Por coincidência ou talvez não, ficou ontem a saber-se que nenhum árbitro português vai estar no campeonato do Mundo de clubes, nem na qualidade de juiz de campo nem enquanto elemento integrante das equipas de videoarbitragem.
Menos de 24 horas depois de mais uma polémica no futebol nacional com origem no comunicado lançado pelo Benfica a propósito da atuação de António Nobre, a FIFA voltou a mostrar o cartão vermelho a Portugal, há bem pouco tempo expulso do Comité Executivo da UEFA na sequência da desavença entre Fernando Gomes e Pedro Proença.
Quando se pensava que as recentes eleições para a Federação Portuguesa de Futebol e para a Liga poderiam marcar uma nova era, o incurável provincianismo de alguns dirigentes arrasa a credibilidade e a imagem exterior de um País que insiste em trair-se a si próprio, diminuindo de tamanho todas as semanas.
A pequenez que assenta na vontade de ganhar sem olhar a meios continua a esmagar as melhores intenções de quem acredita que a centralização dos direitos desportivos e a chegada ao poder de jovens presidentes são bandeiras de uma revolução imparável.
De resto, bastaria olhar para a maneira como os quatro da frente se posicionaram na corrida para a liderança da Liga, com Sporting e Benfica do lado de Reinaldo Teixeira e FC Porto e Sporting de Braga a sustentarem o voto em José Gomes Mendes.

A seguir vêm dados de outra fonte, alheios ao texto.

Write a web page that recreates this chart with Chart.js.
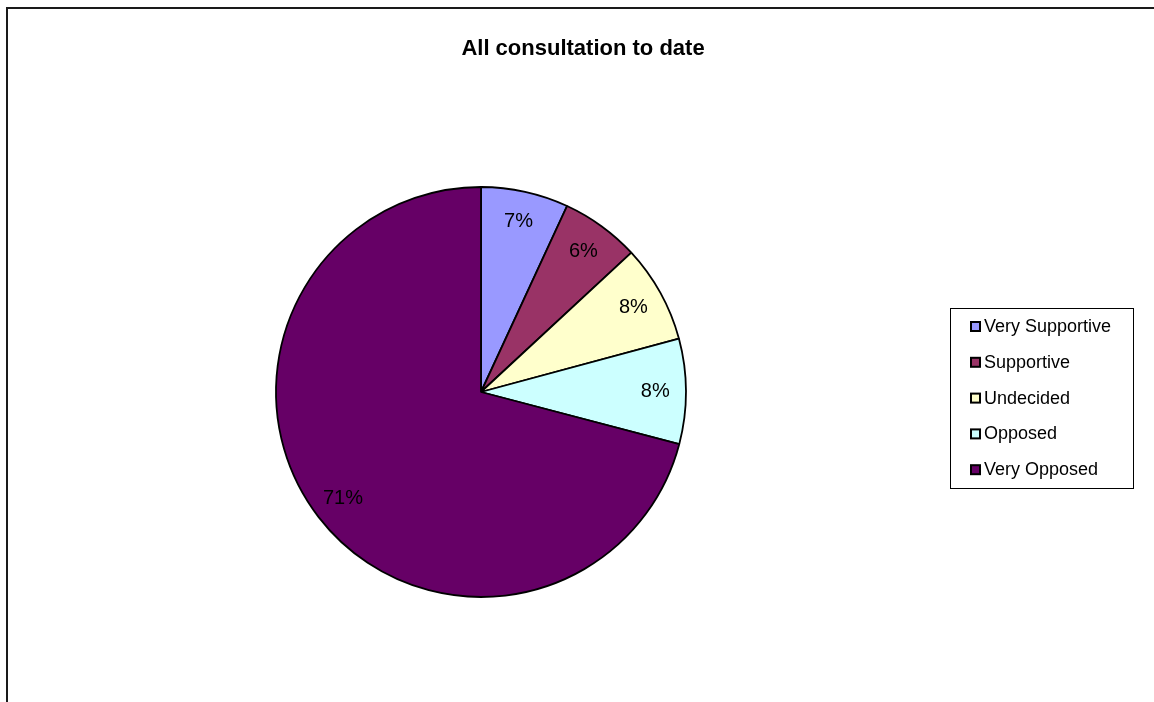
<!DOCTYPE html>
<html>
<head>
<meta charset="utf-8">
<title>All consultation to date</title>
<script src="https://cdn.jsdelivr.net/npm/chart.js@4.4.0/dist/chart.umd.min.js"></script>
<style>
    html, body { margin: 0; padding: 0; background: #ffffff; }
    #wrap { position: relative; width: 1154px; height: 702px; }
</style>
</head>
<body>
<div id="wrap"><canvas id="pieChart" width="1154" height="702"></canvas></div>
<script>
// Chart data
const chartTitle = 'All consultation to date';
const categories = ['Very Supportive', 'Supportive', 'Undecided', 'Opposed', 'Very Opposed'];
const responses = [6.9, 6.2, 7.7, 8.3, 70.9];
const sliceColors = ['#9999FF', '#993366', '#FFFFCC', '#CCFFFF', '#660066'];

const FONT = '"Liberation Sans", Arial, sans-serif';

function percentLabel(value) {
    const total = responses.reduce((a, b) => a + b, 0);
    return Math.round(value / total * 100) + '%';
}

// Frame, title, slice labels and the boxed legend
const decorations = {
    id: 'decorations',
    beforeDraw(chart) {
        const ctx = chart.ctx;
        ctx.save();
        ctx.fillStyle = '#ffffff';
        ctx.fillRect(0, 0, chart.width, chart.height);
        ctx.strokeStyle = '#1a1a1a';
        ctx.lineWidth = 2;
        ctx.beginPath();
        ctx.moveTo(7, chart.height);
        ctx.lineTo(7, 8);
        ctx.lineTo(chart.width, 8);
        ctx.stroke();
        ctx.restore();
    },
    afterDraw(chart) {
        const ctx = chart.ctx;
        ctx.save();

        // title
        ctx.fillStyle = '#000000';
        ctx.font = 'bold 22px ' + FONT;
        ctx.textAlign = 'center';
        ctx.textBaseline = 'middle';
        ctx.fillText(chartTitle, 583, 49);

        // percentage labels inside the slices
        const meta = chart.getDatasetMeta(0);
        ctx.font = '20px ' + FONT;
        meta.data.forEach((arc, i) => {
            const mid = (arc.startAngle + arc.endAngle) / 2;
            const r = arc.outerRadius * 0.85;
            const x = arc.x + Math.cos(mid) * r;
            const y = arc.y + Math.sin(mid) * r;
            ctx.fillText(percentLabel(responses[i]), x, y);
        });

        // legend
        const lx = 950, ly = 308, lw = 183, lh = 180;
        ctx.strokeStyle = '#000000';
        ctx.lineWidth = 1;
        ctx.strokeRect(lx + 0.5, ly + 0.5, lw, lh);
        ctx.font = '18px ' + FONT;
        ctx.textAlign = 'left';
        categories.forEach((cat, i) => {
            const cy = ly + 18 + i * 35.8;
            ctx.fillStyle = sliceColors[i];
            ctx.fillRect(971, cy - 4, 9, 9);
            ctx.strokeStyle = '#000000';
            ctx.lineWidth = 2;
            ctx.strokeRect(971, cy - 4, 9, 9);
            ctx.fillStyle = '#000000';
            ctx.fillText(cat, 984, cy + 1);
        });
        ctx.restore();
    }
};

new Chart(document.getElementById('pieChart').getContext('2d'), {
    type: 'pie',
    data: {
        labels: categories,
        datasets: [{
            data: responses,
            backgroundColor: sliceColors,
            borderColor: '#000000',
            borderWidth: 1.8
        }]
    },
    options: {
        responsive: false,
        animation: false,
        radius: 205,
        layout: { padding: { left: 271, right: 463, top: 182, bottom: 100 } },
        plugins: {
            legend: { display: false },
            title: { display: false },
            tooltip: { enabled: false }
        }
    },
    plugins: [decorations]
});
</script>
</body>
</html>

Na hora H, os clubes de maior dimensão são incapazes de pensar o negócio para benefício de todos e só em situações de conveniência cirúrgica fingem parcerias que de natureza estratégica só têm a circunstância.
Se fosse real o desejo de fazer evoluir a modalidade de acordo com princípios de igualdade, tolerância e transparência, proporcionando dividendos equitativamente distribuídos, os dois concorrentes ao título não insistiriam em manobras de pressão que se destinam a assegurar o primeiro lugar a qualquer custo, pouco se importando com os danos causados junto de classes e de agentes desportivos.
A última entrevista dada por Frederico Varandas à Sporting TV e o referido comunicado do Benfica a propósito dos casos de arbitragem no Santa Clara-Sporting e na receção ao Arouca recuperam o pior que já se tinha visto quando os departamentos de comunicação dos três grandes (na altura, com o FC Porto envolvido como nunca) assumiam o protagonismo na selvática disputa mediática.
VERDADE E COINCIDÊNCIA
Para cúmulo, as principais vítimas estão dentro de casa e sofrem na pele o condicionamento que resulta de um discurso que não lhes passou pelas mãos nem nunca ninguém lhes disse para autorizar. Chega a ser confrangedor ver como Rui Borges e Bruno Lage fazem exercícios de puro contorcionismo para deixar no banco de suplentes as suas ideias e os seus princípios de maneira a corresponder às diretrizes de quem está acima e mete todas as fichas na máquina de intoxicar.
Os dois treinadores de certeza que não combinaram, mas ambos se refugiam no apelo a “um único critério” por parte dos árbitros para acompanhar a propaganda oficial e varrer para debaixo do tapete as insuficiências reveladas dentro de campo. Quando um só jogador do ataque do Sporting ou do Benfica custa tanto como o plantel do Santa Clara ou do Arouca (exemplificando apenas com os adversários deste último fim de semana), percebe-se melhor as dificuldades de Borges e Lage para olharem de frente e usarem os árbitros como escudo contra as críticas que nascem em função de resultados inesperados e desrespeitadores da lógica do favoritismo.
Como é evidente, no final da temporada, só haverá lugar para um único vencedor, mesmo que o campeão da Liga não festeje a dobradinha na Taça de Portugal. Os dois rivais da capital podem encontrar-se no Jamor e seja qual for o capitão a levantar o troféu, esse privilégio, no máximo, pode corresponder à imagem da cereja em cima do bolo, mas nunca representará uma medalha de consolação face a um segundo lugar na Liga.
Aliás, uma vez que a final da Taça fecha oficialmente a época, não será de descartar que esse jogo corresponda ao último de Rui Borges ao serviço do Sporting na eventualidade de os leões falharem o bicampeonato. Pode passar pela cabeça de Frederico Varandas entregar a do técnico para manter na sombra pesadas responsabilidades na substituição de Ruben Amorim.
No caso de Rui Costa, com eleições à porta, o cenário, perante festa verde e branca finda a 34.ª jornada, só não será inteiramente semelhante porque Bruno Lage terá pelo menos salvaguardada a orientação das águias no Mundial de clubes que arranca a 14 de junho. Se em cima do vermelho da FIFA à arbitragem o único treinador português representante do campeonato nacional ficasse em terra, a grande verdade é que estaríamos perante outra coincidência pouco ou nada... nobre.